James trips over his own feet with the game on the line and gets bailed out with a call, and Carmelo Anthony runs into the body of Laker forward Luke Walton on three straight plays and gets six straight free throws.

How many free points have been given through technical and flagrant fouls that have been rescinded the next day? How many times has the momentum of a contest swung for one ref's call?

Defensive players slide over to pick up a charge by playing an area on the court instead of the opposing player, some perimeter players get away with shuffling their feet before putting the ball on the floor, while others don’t, and some players get five seconds in the key instead of three.

And just how many touch fouls are going to be called for the premiere players in this league before the NBA finally does something?

These playoffs are making the league look like a sham (for more on that, read “The New NBE: National Basketball Entertainment”).

Just last summer, maligned ex-official Tim Donaghy said that the NBA was guilty of fixing games—he claimed that top league executives would use referees to influence games so that the NBA Finals would have higher ratings. He cited Game Six of the Lakers-Kings Conference Finals in 2002 as an example of a game altered by crooked methods.

NBA Commissioner David Stern responded by telling the public to consider the source of that information—Donaghy has been sentenced to 15 months in prison on charges related to gambling.

But with calls like the phantom blocking call that allowed James to tie Cavs-Magic Game Four, Donaghy’s claims that higher ratings take precedence over fairness are becoming easier to believe.

But it’s not too late for the NBA. There is at least one game left in each of these series, and at least four NBA Finals games, and the officials need to let the players play in these remaining contests.

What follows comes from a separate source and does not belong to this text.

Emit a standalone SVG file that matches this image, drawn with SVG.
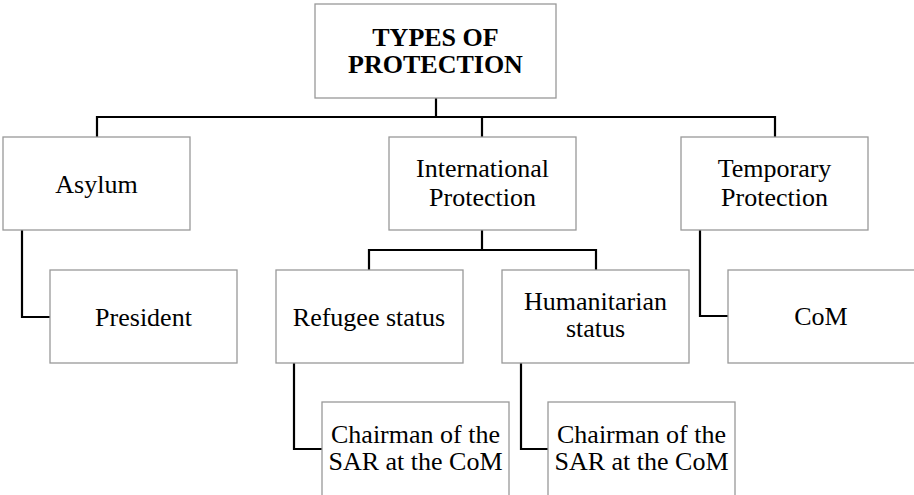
<svg xmlns="http://www.w3.org/2000/svg" width="914" height="495" viewBox="0 0 914 495">
<style>
.box{fill:#fff;stroke:#999;stroke-width:1.3}
text{font-family:'Liberation Serif','Times New Roman','DejaVu Serif',serif;font-size:26px;fill:#000;text-anchor:middle}
.b{font-weight:bold}
.c{fill:none;stroke:#000;stroke-width:2.2}
</style>
<rect width="914" height="495" fill="#fff"/>
<g id="connectors">
<path class="c" d="M436,98 V117 M97,137 V117 H775 V137 M482,117 V137"/>
<path class="c" d="M22,230 V317 H50"/>
<path class="c" d="M482,230 V250 M369,270 V250 H596 V270"/>
<path class="c" d="M700,230 V316 H728"/>
<path class="c" d="M294,363 V449 H322"/>
<path class="c" d="M521,363 V449 H548"/>
</g>
<g id="types">
<rect class="box" x="315" y="4" width="241" height="94"/>
<text class="b" x="435.5" y="46">TYPES OF</text>
<text class="b" x="435.5" y="73">PROTECTION</text>
</g>
<g id="asylum">
<rect class="box" x="3" y="137" width="187" height="93"/>
<text x="96.5" y="193">Asylum</text>
</g>
<g id="international">
<rect class="box" x="389" y="137" width="187" height="93"/>
<text x="482.5" y="177">International</text>
<text x="482.5" y="206">Protection</text>
</g>
<g id="temporary">
<rect class="box" x="681" y="137" width="187" height="93"/>
<text x="774.5" y="177">Temporary</text>
<text x="774.5" y="206">Protection</text>
</g>
<g id="president">
<rect class="box" x="50" y="270" width="187" height="93"/>
<text x="143.5" y="326">President</text>
</g>
<g id="refugee">
<rect class="box" x="276" y="270" width="187" height="93"/>
<text x="369" y="326">Refugee status</text>
</g>
<g id="humanitarian">
<rect class="box" x="502" y="270" width="187" height="93"/>
<text x="595.5" y="310">Humanitarian</text>
<text x="595.5" y="337">status</text>
</g>
<g id="com">
<rect class="box" x="728" y="270" width="190" height="93"/>
<text x="821" y="325">CoM</text>
</g>
<g id="chairman1">
<rect class="box" x="322" y="402" width="187" height="100"/>
<text x="415.5" y="443">Chairman of the</text>
<text x="415.5" y="470">SAR at the CoM</text>
</g>
<g id="chairman2">
<rect class="box" x="548" y="402" width="187" height="100"/>
<text x="641.5" y="443">Chairman of the</text>
<text x="641.5" y="470">SAR at the CoM</text>
</g>
</svg>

Kobe Bryant was frustrated at the lack of calls down the stretch in Game Four. Why wouldn’t he be? He’s used to those calls, and Anthony felt the same way because he is too.

But the relatively low amount of free throws—19 total, including five that came in intentional foul situations—made it a better game to watch than last night’s back-and-forth free-throw-laden fourth quarter.

Denver Nuggets coach George Karl’s claim of unfair officiating falls to the wayside once the fourth quarter of Game Five is reviewed. But what if Game Six is called the same way?

Anthony will have much less bravado charging into the lane trying to bully his way to the basket to score or draw a foul, and same for Bryant. Thuggish offensive basketball will be discouraged, and the team with the best ball movement and offensive execution will be the one that wins the game.

The pressure would be off the officials, finally, but I’m not sure that that’s what the NBA really wants.